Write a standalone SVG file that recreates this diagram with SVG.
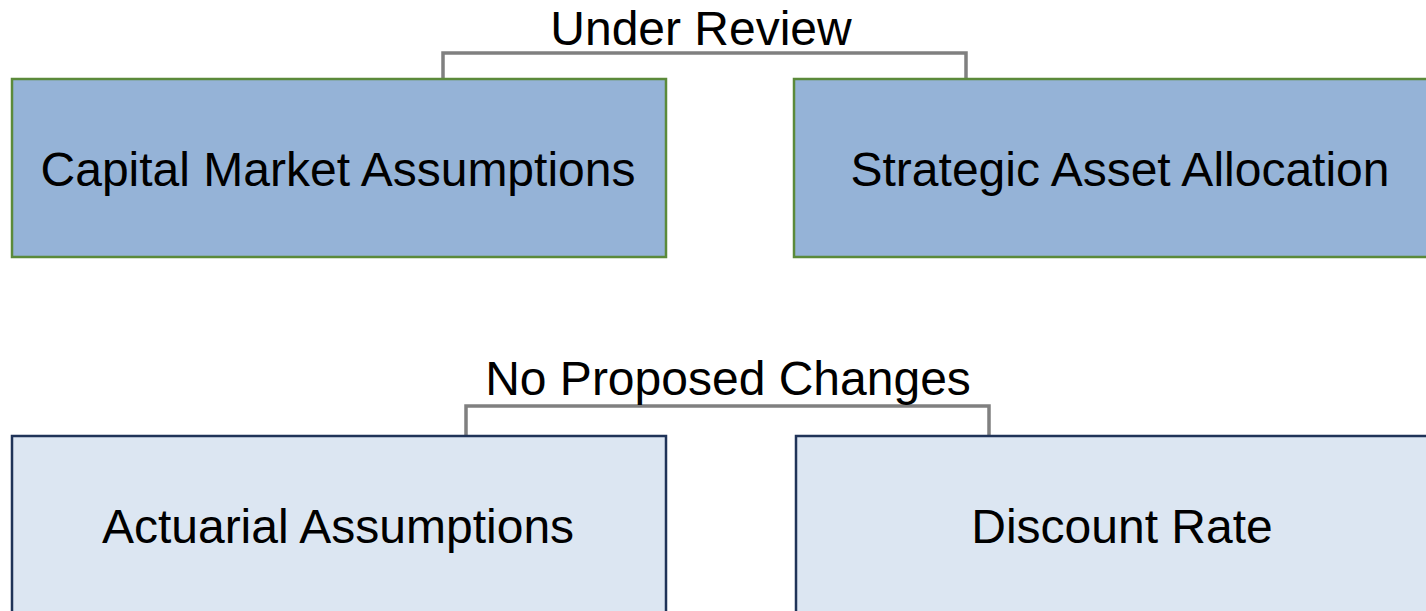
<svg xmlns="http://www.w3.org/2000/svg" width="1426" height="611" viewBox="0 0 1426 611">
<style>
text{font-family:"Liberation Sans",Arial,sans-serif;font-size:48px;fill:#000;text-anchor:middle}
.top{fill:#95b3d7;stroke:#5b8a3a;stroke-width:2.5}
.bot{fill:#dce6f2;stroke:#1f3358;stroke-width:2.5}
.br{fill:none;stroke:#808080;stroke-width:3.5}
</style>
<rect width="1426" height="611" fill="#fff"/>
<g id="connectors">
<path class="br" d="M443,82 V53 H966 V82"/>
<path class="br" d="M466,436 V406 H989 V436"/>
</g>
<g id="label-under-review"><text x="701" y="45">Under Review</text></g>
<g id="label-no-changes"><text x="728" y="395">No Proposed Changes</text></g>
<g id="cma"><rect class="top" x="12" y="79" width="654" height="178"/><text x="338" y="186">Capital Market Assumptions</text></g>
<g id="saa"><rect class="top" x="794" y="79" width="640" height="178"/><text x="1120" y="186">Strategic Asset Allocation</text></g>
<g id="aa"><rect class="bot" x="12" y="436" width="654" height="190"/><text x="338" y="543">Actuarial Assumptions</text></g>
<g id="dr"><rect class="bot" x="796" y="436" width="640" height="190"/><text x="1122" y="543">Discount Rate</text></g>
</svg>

--------------------------------------------------

**WHAT NEEDS TO BE DONE**. Omit the pictures, then output the rest of the listing exactly.

**ANSWER**.
Write a standalone SVG file that recreates this diagram with SVG.
<svg xmlns="http://www.w3.org/2000/svg" width="1426" height="611" viewBox="0 0 1426 611">
<style>
text{font-family:"Liberation Sans",Arial,sans-serif;font-size:48px;fill:#000;text-anchor:middle}
.top{fill:#95b3d7;stroke:#5b8a3a;stroke-width:2.5}
.bot{fill:#dce6f2;stroke:#1f3358;stroke-width:2.5}
.br{fill:none;stroke:#808080;stroke-width:3.5}
</style>
<rect width="1426" height="611" fill="#fff"/>
<g id="connectors">
<path class="br" d="M443,82 V53 H966 V82"/>
<path class="br" d="M466,436 V406 H989 V436"/>
</g>
<g id="label-under-review"><text x="701" y="45">Under Review</text></g>
<g id="label-no-changes"><text x="728" y="395">No Proposed Changes</text></g>
<g id="cma"><rect class="top" x="12" y="79" width="654" height="178"/><text x="338" y="186">Capital Market Assumptions</text></g>
<g id="saa"><rect class="top" x="794" y="79" width="640" height="178"/><text x="1120" y="186">Strategic Asset Allocation</text></g>
<g id="aa"><rect class="bot" x="12" y="436" width="654" height="190"/><text x="338" y="543">Actuarial Assumptions</text></g>
<g id="dr"><rect class="bot" x="796" y="436" width="640" height="190"/><text x="1122" y="543">Discount Rate</text></g>
</svg>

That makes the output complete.